Write out all of the data exactly as it appears.
======== Stored data
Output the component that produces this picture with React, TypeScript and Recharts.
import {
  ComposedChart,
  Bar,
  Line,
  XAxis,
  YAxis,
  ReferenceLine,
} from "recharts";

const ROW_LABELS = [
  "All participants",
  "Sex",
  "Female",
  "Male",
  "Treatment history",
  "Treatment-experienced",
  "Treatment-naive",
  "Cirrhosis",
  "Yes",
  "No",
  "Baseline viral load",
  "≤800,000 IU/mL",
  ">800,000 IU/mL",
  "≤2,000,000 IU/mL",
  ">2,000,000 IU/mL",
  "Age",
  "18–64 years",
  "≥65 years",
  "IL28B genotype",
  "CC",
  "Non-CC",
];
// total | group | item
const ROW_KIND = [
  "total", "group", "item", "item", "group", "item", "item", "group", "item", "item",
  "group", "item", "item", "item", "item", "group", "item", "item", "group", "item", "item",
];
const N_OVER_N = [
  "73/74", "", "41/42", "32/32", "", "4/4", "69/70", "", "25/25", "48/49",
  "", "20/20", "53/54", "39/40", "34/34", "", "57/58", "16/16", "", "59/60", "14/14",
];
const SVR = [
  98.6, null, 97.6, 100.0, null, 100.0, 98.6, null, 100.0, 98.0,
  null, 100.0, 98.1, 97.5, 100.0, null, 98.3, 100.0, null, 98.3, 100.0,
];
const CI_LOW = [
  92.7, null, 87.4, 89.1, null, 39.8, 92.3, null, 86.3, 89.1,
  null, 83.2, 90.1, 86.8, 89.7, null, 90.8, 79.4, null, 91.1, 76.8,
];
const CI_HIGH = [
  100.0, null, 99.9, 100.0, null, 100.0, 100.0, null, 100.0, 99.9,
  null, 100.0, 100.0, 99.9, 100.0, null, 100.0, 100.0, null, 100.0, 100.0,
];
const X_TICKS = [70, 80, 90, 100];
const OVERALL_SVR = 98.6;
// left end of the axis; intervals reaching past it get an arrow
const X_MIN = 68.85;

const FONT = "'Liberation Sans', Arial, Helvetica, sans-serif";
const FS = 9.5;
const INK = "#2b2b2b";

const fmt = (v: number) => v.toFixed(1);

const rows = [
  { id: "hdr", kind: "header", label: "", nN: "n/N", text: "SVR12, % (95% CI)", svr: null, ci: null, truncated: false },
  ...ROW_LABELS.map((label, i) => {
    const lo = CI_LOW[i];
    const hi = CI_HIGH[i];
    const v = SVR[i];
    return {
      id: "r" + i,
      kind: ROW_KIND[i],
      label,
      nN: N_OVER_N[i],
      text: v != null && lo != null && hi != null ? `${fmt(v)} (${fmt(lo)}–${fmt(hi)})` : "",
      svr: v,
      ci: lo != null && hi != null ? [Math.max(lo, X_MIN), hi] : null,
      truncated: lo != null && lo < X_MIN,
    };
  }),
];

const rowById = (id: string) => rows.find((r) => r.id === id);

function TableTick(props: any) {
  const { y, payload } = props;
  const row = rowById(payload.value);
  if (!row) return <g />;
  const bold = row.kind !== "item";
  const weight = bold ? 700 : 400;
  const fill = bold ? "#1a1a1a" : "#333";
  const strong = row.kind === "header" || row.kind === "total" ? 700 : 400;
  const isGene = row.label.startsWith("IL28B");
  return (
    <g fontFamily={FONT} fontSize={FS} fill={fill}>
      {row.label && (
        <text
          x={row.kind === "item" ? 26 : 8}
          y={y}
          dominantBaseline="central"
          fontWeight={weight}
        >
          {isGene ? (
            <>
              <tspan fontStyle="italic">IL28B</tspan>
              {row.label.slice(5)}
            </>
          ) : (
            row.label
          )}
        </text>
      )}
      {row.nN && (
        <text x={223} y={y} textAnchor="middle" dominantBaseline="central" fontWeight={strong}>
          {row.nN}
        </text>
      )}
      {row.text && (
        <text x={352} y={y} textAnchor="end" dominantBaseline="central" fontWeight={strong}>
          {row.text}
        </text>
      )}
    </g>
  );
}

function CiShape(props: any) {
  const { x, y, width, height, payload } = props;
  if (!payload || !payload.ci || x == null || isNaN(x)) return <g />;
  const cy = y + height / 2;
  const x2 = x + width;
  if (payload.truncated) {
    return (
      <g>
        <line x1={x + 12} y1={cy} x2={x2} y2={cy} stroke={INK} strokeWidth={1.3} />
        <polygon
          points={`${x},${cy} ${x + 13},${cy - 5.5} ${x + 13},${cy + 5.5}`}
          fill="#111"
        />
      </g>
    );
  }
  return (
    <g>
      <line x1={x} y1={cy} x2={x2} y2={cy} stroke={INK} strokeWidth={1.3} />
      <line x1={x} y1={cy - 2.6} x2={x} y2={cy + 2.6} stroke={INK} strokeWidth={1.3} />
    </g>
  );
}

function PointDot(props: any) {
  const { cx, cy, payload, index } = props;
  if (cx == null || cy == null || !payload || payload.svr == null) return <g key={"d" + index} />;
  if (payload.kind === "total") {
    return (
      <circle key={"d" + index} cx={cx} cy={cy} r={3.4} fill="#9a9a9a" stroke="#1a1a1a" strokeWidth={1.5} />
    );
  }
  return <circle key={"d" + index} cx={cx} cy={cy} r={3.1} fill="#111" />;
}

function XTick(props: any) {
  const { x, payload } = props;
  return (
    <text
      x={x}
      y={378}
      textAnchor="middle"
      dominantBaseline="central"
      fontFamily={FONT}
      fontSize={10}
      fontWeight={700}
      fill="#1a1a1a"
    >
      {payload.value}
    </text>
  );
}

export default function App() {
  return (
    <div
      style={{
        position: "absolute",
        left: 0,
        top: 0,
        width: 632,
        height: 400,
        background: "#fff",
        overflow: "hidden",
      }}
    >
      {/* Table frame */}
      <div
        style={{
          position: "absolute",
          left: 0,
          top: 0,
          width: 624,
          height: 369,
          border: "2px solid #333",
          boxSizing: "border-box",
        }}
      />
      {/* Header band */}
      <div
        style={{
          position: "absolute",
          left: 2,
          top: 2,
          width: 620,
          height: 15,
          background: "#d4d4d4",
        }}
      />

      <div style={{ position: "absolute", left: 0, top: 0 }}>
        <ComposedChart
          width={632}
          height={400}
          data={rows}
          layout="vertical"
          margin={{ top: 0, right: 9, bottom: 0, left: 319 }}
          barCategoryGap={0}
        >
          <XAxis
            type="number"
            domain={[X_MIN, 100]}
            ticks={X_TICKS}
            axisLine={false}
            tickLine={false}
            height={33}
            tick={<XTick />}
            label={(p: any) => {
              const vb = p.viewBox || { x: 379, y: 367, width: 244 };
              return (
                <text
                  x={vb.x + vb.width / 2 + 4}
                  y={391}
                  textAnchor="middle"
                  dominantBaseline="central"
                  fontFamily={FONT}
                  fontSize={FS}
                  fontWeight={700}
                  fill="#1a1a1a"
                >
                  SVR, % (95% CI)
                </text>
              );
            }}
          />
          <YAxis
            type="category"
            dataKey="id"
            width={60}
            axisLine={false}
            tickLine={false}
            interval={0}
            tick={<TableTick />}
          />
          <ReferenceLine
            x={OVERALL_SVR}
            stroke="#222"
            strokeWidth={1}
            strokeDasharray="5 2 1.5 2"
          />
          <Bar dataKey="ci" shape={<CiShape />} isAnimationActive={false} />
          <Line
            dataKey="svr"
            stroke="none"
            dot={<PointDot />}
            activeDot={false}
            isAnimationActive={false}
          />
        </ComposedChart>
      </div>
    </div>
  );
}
================
■ Problem solution ■
Output the component that produces this picture with React, TypeScript and Recharts.
import {
  ComposedChart,
  Bar,
  Line,
  XAxis,
  YAxis,
  ReferenceLine,
} from "recharts";

const ROW_LABELS = [
  "All participants",
  "Sex",
  "Female",
  "Male",
  "Treatment history",
  "Treatment-experienced",
  "Treatment-naive",
  "Cirrhosis",
  "Yes",
  "No",
  "Baseline viral load",
  "≤800,000 IU/mL",
  ">800,000 IU/mL",
  "≤2,000,000 IU/mL",
  ">2,000,000 IU/mL",
  "Age",
  "18–64 years",
  "≥65 years",
  "IL28B genotype",
  "CC",
  "Non-CC",
];
// total | group | item
const ROW_KIND = [
  "total", "group", "item", "item", "group", "item", "item", "group", "item", "item",
  "group", "item", "item", "item", "item", "group", "item", "item", "group", "item", "item",
];
const N_OVER_N = [
  "73/74", "", "41/42", "32/32", "", "4/4", "69/70", "", "25/25", "48/49",
  "", "20/20", "53/54", "39/40", "34/34", "", "57/58", "16/16", "", "59/60", "14/14",
];
const SVR = [
  98.6, null, 97.6, 100.0, null, 100.0, 98.6, null, 100.0, 98.0,
  null, 100.0, 98.1, 97.5, 100.0, null, 98.3, 100.0, null, 98.3, 100.0,
];
const CI_LOW = [
  92.7, null, 87.4, 89.1, null, 39.8, 92.3, null, 86.3, 89.1,
  null, 83.2, 90.1, 86.8, 89.7, null, 90.8, 79.4, null, 91.1, 76.8,
];
const CI_HIGH = [
  100.0, null, 99.9, 100.0, null, 100.0, 100.0, null, 100.0, 99.9,
  null, 100.0, 100.0, 99.9, 100.0, null, 100.0, 100.0, null, 100.0, 100.0,
];
const X_TICKS = [70, 80, 90, 100];
const OVERALL_SVR = 98.6;
// left end of the axis; intervals reaching past it get an arrow
const X_MIN = 68.85;

const FONT = "'Liberation Sans', Arial, Helvetica, sans-serif";
const FS = 9.5;
const INK = "#2b2b2b";

const fmt = (v: number) => v.toFixed(1);

const rows = [
  { id: "hdr", kind: "header", label: "", nN: "n/N", text: "SVR12, % (95% CI)", svr: null, ci: null, truncated: false },
  ...ROW_LABELS.map((label, i) => {
    const lo = CI_LOW[i];
    const hi = CI_HIGH[i];
    const v = SVR[i];
    return {
      id: "r" + i,
      kind: ROW_KIND[i],
      label,
      nN: N_OVER_N[i],
      text: v != null && lo != null && hi != null ? `${fmt(v)} (${fmt(lo)}–${fmt(hi)})` : "",
      svr: v,
      ci: lo != null && hi != null ? [Math.max(lo, X_MIN), hi] : null,
      truncated: lo != null && lo < X_MIN,
    };
  }),
];

const rowById = (id: string) => rows.find((r) => r.id === id);

function TableTick(props: any) {
  const { y, payload } = props;
  const row = rowById(payload.value);
  if (!row) return <g />;
  const bold = row.kind !== "item";
  const weight = bold ? 700 : 400;
  const fill = bold ? "#1a1a1a" : "#333";
  const strong = row.kind === "header" || row.kind === "total" ? 700 : 400;
  const isGene = row.label.startsWith("IL28B");
  return (
    <g fontFamily={FONT} fontSize={FS} fill={fill}>
      {row.label && (
        <text
          x={row.kind === "item" ? 26 : 8}
          y={y}
          dominantBaseline="central"
          fontWeight={weight}
        >
          {isGene ? (
            <>
              <tspan fontStyle="italic">IL28B</tspan>
              {row.label.slice(5)}
            </>
          ) : (
            row.label
          )}
        </text>
      )}
      {row.nN && (
        <text x={223} y={y} textAnchor="middle" dominantBaseline="central" fontWeight={strong}>
          {row.nN}
        </text>
      )}
      {row.text && (
        <text x={352} y={y} textAnchor="end" dominantBaseline="central" fontWeight={strong}>
          {row.text}
        </text>
      )}
    </g>
  );
}

function CiShape(props: any) {
  const { x, y, width, height, payload } = props;
  if (!payload || !payload.ci || x == null || isNaN(x)) return <g />;
  const cy = y + height / 2;
  const x2 = x + width;
  if (payload.truncated) {
    return (
      <g>
        <line x1={x + 12} y1={cy} x2={x2} y2={cy} stroke={INK} strokeWidth={1.3} />
        <polygon
          points={`${x},${cy} ${x + 13},${cy - 5.5} ${x + 13},${cy + 5.5}`}
          fill="#111"
        />
      </g>
    );
  }
  return (
    <g>
      <line x1={x} y1={cy} x2={x2} y2={cy} stroke={INK} strokeWidth={1.3} />
      <line x1={x} y1={cy - 2.6} x2={x} y2={cy + 2.6} stroke={INK} strokeWidth={1.3} />
    </g>
  );
}

function PointDot(props: any) {
  const { cx, cy, payload, index } = props;
  if (cx == null || cy == null || !payload || payload.svr == null) return <g key={"d" + index} />;
  if (payload.kind === "total") {
    return (
      <circle key={"d" + index} cx={cx} cy={cy} r={3.4} fill="#9a9a9a" stroke="#1a1a1a" strokeWidth={1.5} />
    );
  }
  return <circle key={"d" + index} cx={cx} cy={cy} r={3.1} fill="#111" />;
}

function XTick(props: any) {
  const { x, payload } = props;
  return (
    <text
      x={x}
      y={378}
      textAnchor="middle"
      dominantBaseline="central"
      fontFamily={FONT}
      fontSize={10}
      fontWeight={700}
      fill="#1a1a1a"
    >
      {payload.value}
    </text>
  );
}

export default function App() {
  return (
    <div
      style={{
        position: "absolute",
        left: 0,
        top: 0,
        width: 632,
        height: 400,
        background: "#fff",
        overflow: "hidden",
      }}
    >
      {/* Table frame */}
      <div
        style={{
          position: "absolute",
          left: 0,
          top: 0,
          width: 624,
          height: 369,
          border: "2px solid #333",
          boxSizing: "border-box",
        }}
      />
      {/* Header band */}
      <div
        style={{
          position: "absolute",
          left: 2,
          top: 2,
          width: 620,
          height: 15,
          background: "#d4d4d4",
        }}
      />

      <div style={{ position: "absolute", left: 0, top: 0 }}>
        <ComposedChart
          width={632}
          height={400}
          data={rows}
          layout="vertical"
          margin={{ top: 0, right: 9, bottom: 0, left: 319 }}
          barCategoryGap={0}
        >
          <XAxis
            type="number"
            domain={[X_MIN, 100]}
            ticks={X_TICKS}
            axisLine={false}
            tickLine={false}
            height={33}
            tick={<XTick />}
            label={(p: any) => {
              const vb = p.viewBox || { x: 379, y: 367, width: 244 };
              return (
                <text
                  x={vb.x + vb.width / 2 + 4}
                  y={391}
                  textAnchor="middle"
                  dominantBaseline="central"
                  fontFamily={FONT}
                  fontSize={FS}
                  fontWeight={700}
                  fill="#1a1a1a"
                >
                  SVR, % (95% CI)
                </text>
              );
            }}
          />
          <YAxis
            type="category"
            dataKey="id"
            width={60}
            axisLine={false}
            tickLine={false}
            interval={0}
            tick={<TableTick />}
          />
          <ReferenceLine
            x={OVERALL_SVR}
            stroke="#222"
            strokeWidth={1}
            strokeDasharray="5 2 1.5 2"
          />
          <Bar dataKey="ci" shape={<CiShape />} isAnimationActive={false} />
          <Line
            dataKey="svr"
            stroke="none"
            dot={<PointDot />}
            activeDot={false}
            isAnimationActive={false}
          />
        </ComposedChart>
      </div>
    </div>
  );
}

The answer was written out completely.